Cuties… if they want to kill all the trees and fishes, that’s their business:

It’s time once again for Locorazo, a home viewing series of films that played the Locarno Festival five years ago. This one played in the “Filmmakers of the Present” section for first and second features – in this case it’s her first solo feature, the previous two being collaborations with her husband Nicolas Pereda (Fauna), who only assists on this one (plus thanks in the credits to Joshua Bonnetta and Matias Pineiro).

Stories about lingering ghosts and missing shadows, a witch, psychic animals and astronomical events, told at night, often via narrator. “We live in a conscious universe, we just do not realize it.”

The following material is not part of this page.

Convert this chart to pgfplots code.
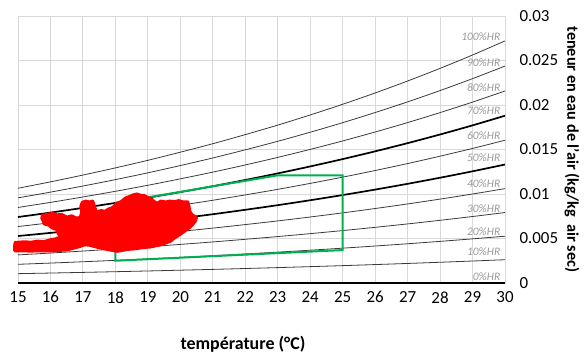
\documentclass[border=0pt]{standalone}
\usepackage{pgfplots}
\usepackage{pgfplotstable}
\pgfplotsset{compat=1.18}
\usepackage{fontspec}
\setmainfont{Carlito}
\definecolor{hrgreen}{HTML}{00B050}
\definecolor{gridgray}{HTML}{D9D9D9}
\definecolor{curvegray}{HTML}{3A3A3A}
\definecolor{labgray}{HTML}{9A9A9A}

\pgfplotstableread{
T h10 h20 h30 h40 h50 h60 h70 h80 h90 h100
15 0.001048 0.002100 0.003156 0.004215 0.005278 0.006344 0.007414 0.008487 0.009565 0.010646
16 0.001118 0.002240 0.003366 0.004496 0.005631 0.006769 0.007911 0.009058 0.010209 0.011364
17 0.001192 0.002388 0.003590 0.004795 0.006006 0.007221 0.008441 0.009665 0.010895 0.012129
18 0.001270 0.002544 0.003824 0.005110 0.006400 0.007696 0.008998 0.010304 0.011616 0.012934
19 0.001352 0.002709 0.004073 0.005442 0.006817 0.008199 0.009586 0.010980 0.012380 0.013785
20 0.001439 0.002885 0.004338 0.005797 0.007263 0.008736 0.010216 0.011703 0.013197 0.014698
21 0.001530 0.003068 0.004614 0.006167 0.007728 0.009297 0.010874 0.012458 0.014050 0.015651
22 0.001628 0.003264 0.004910 0.006563 0.008226 0.009897 0.011577 0.013266 0.014965 0.016672
23 0.001730 0.003469 0.005218 0.006977 0.008746 0.010525 0.012314 0.014113 0.015922 0.017742
24 0.001838 0.003686 0.005546 0.007417 0.009299 0.011192 0.013097 0.015013 0.016941 0.018880
25 0.001951 0.003915 0.005891 0.007880 0.009881 0.011895 0.013922 0.015962 0.018015 0.020082
26 0.002071 0.004156 0.006256 0.008369 0.010496 0.012638 0.014795 0.016966 0.019152 0.021353
27 0.002197 0.004410 0.006639 0.008884 0.011145 0.013421 0.015715 0.018025 0.020352 0.022695
28 0.002330 0.004678 0.007044 0.009427 0.011829 0.014249 0.016687 0.019145 0.021621 0.024117
29 0.002470 0.004960 0.007470 0.010000 0.012550 0.015121 0.017713 0.020326 0.022961 0.025617
30 0.002617 0.005257 0.007919 0.010604 0.013311 0.016042 0.018797 0.021575 0.024378 0.027205
}\hrtable

\begin{document}
\begin{tikzpicture}
\begin{axis}[
  scale only axis, width=487bp, height=267bp,
  xmin=15, xmax=30, ymin=0, ymax=0.03,
  xtick={15,16,...,30},
  ytick={0,0.005,0.01,0.015,0.02,0.025,0.03},
  yticklabels={0,0.005,0.01,0.015,0.02,0.025,0.03},
  scaled y ticks=false,
  /pgf/number format/assume math mode=true,
  grid=major,
  major grid style={draw=gridgray, line width=0.9bp},
  axis line style={draw=gridgray, line width=0.9bp},
  major tick length=0pt,
  yticklabel pos=right,
  tick label style={font=\fontsize{17}{20}\selectfont, text=black},
  xticklabel style={yshift=-5bp},
  yticklabel style={anchor=west, xshift=11bp},
  clip=false,
]
\coordinate (sw) at (rel axis cs:0,0);
\coordinate (ne) at (rel axis cs:1,1);
% RH curves
\addplot[curvegray, line width=0.8bp, smooth] table[x=T, y=h10] {\hrtable};
\addplot[curvegray, line width=0.8bp, smooth] table[x=T, y=h20] {\hrtable};
\addplot[curvegray, line width=0.8bp, smooth] table[x=T, y=h30] {\hrtable};
\addplot[curvegray, line width=0.8bp, smooth] table[x=T, y=h40] {\hrtable};
\addplot[black, line width=1.7bp, smooth] table[x=T, y=h50] {\hrtable};
\addplot[curvegray, line width=0.8bp, smooth] table[x=T, y=h60] {\hrtable};
\addplot[black, line width=1.7bp, smooth] table[x=T, y=h70] {\hrtable};
\addplot[curvegray, line width=0.8bp, smooth] table[x=T, y=h80] {\hrtable};
\addplot[curvegray, line width=0.8bp, smooth] table[x=T, y=h90] {\hrtable};
\addplot[curvegray, line width=0.8bp, smooth] table[x=T, y=h100] {\hrtable};
\addplot[black, line width=1.4bp] coordinates {(15,0) (30,0)};
% comfort zone
\addplot[hrgreen, line width=2bp, line join=miter] coordinates {
 (18,0.0090) (23,0.0121) (25,0.0121) (25,0.0037) (18,0.0025) (18,0.0090)};
% measured points (cloud outline)
\addplot[red, fill=red, line width=2.2bp, line join=round] coordinates {
 (14.88,0.00358) (14.88,0.00405) (14.90,0.00459) (15.2,0.00468) (15.4,0.00462)
 (15.6,0.00475) (15.8,0.00470) (15.99,0.00490) (16.15,0.00500) (16.29,0.00520)
 (16.22,0.00560) (16.20,0.00594) (16.05,0.00615) (15.95,0.00645) (15.80,0.00660)
 (15.77,0.00690) (15.72,0.00730) (15.74,0.00765) (15.90,0.00775) (16.08,0.00788)
 (16.20,0.00770) (16.35,0.00775) (16.51,0.00745) (16.65,0.00760) (16.80,0.00735)
 (16.91,0.00740) (16.95,0.00800) (16.92,0.00860) (16.97,0.00910) (17.08,0.00925)
 (17.20,0.00915) (17.31,0.00925) (17.36,0.00870) (17.40,0.00830) (17.43,0.00800)
 (17.55,0.00820) (17.68,0.00810) (17.78,0.00835) (17.90,0.00850) (17.99,0.00880)
 (18.08,0.00905) (18.18,0.00920) (18.30,0.00958) (18.42,0.00975) (18.55,0.00995)
 (18.66,0.01005) (18.78,0.00990) (18.90,0.00985) (19.00,0.00965) (19.10,0.00955)
 (19.18,0.00925) (19.28,0.00900) (19.40,0.00925) (19.55,0.00915) (19.68,0.00925)
 (19.82,0.00918) (19.95,0.00930) (20.10,0.00915) (20.24,0.00915) (20.28,0.00860)
 (20.30,0.00810) (20.36,0.00775) (20.51,0.00735) (20.47,0.00690) (20.38,0.00650)
 (20.30,0.00620) (20.18,0.00590) (20.05,0.00555) (19.95,0.00530) (19.82,0.00500)
 (19.70,0.00465) (19.55,0.00445) (19.40,0.00425) (19.20,0.00410) (19.07,0.00400)
 (18.90,0.00395) (18.70,0.00385) (18.54,0.00378) (18.35,0.00372) (18.20,0.00360)
 (18.05,0.00352) (17.90,0.00362) (17.75,0.00372) (17.53,0.00390) (17.35,0.00405)
 (17.20,0.00420) (17.06,0.00425) (16.90,0.00405) (16.75,0.00390) (16.51,0.00368)
 (16.30,0.00362) (15.99,0.00355) (15.70,0.00358) (15.40,0.00354) (15.10,0.00357)
 (14.88,0.00358)};
% HR labels
\foreach \lab/\yy in {100/0.02766, 90/0.02475, 80/0.02195, 70/0.01937, 60/0.01657,
  50/0.01411, 40/0.0112, 30/0.0084, 20/0.00582, 10/0.00347, 0/0.00067}{
  \edef\temp{\noexpand\node[anchor=east, inner sep=0pt, text=labgray,
    font=\noexpand\fontsize{11.5}{13}\noexpand\itshape\noexpand\selectfont]
    at (axis cs:29.86,\yy) {\lab\noexpand\%HR};}
  \temp
}
% axis titles
\node[font=\fontsize{18}{21}\bfseries\selectfont, anchor=center]
  at (axis description cs:0.462,-0.228) {température (°C)};
\node[font=\fontsize{16.3}{19}\bfseries\selectfont, anchor=center, rotate=-90]
  at (axis description cs:1.1376,0.5) {teneur en eau de l'air (kg/kg\ \ air sec)};
\end{axis}
\path ([shift={(-18bp,-73bp)}]sw) rectangle ([shift={(79bp,16bp)}]ne);
\end{tikzpicture}
\end{document}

Dudes hanging out smoking, usually at night. The subjects of the stories are sometimes seen at an indifferent distance from the camera. A few unique visual moments: a text list of animals that can see better at night, a beach shot with an absurdly low horizon line.

The director in Mubi:

The concept of the search and searching was a central idea in the film and in the Faust myth. Much of the time we learn the characters are searching for a shadow, a man, et cetera. The theme of the search was something important for me to use, but also important to continue without a resolution. Faust, after all, wants nothing more than to unlock the keys to the universe and himself—something that, like Faust, we are far from doing. I’m never looking for a particular thing, but I’m always in the process of searching and exploring. I’m consumed by questions, which through the seeking of answer continually opens up new questions.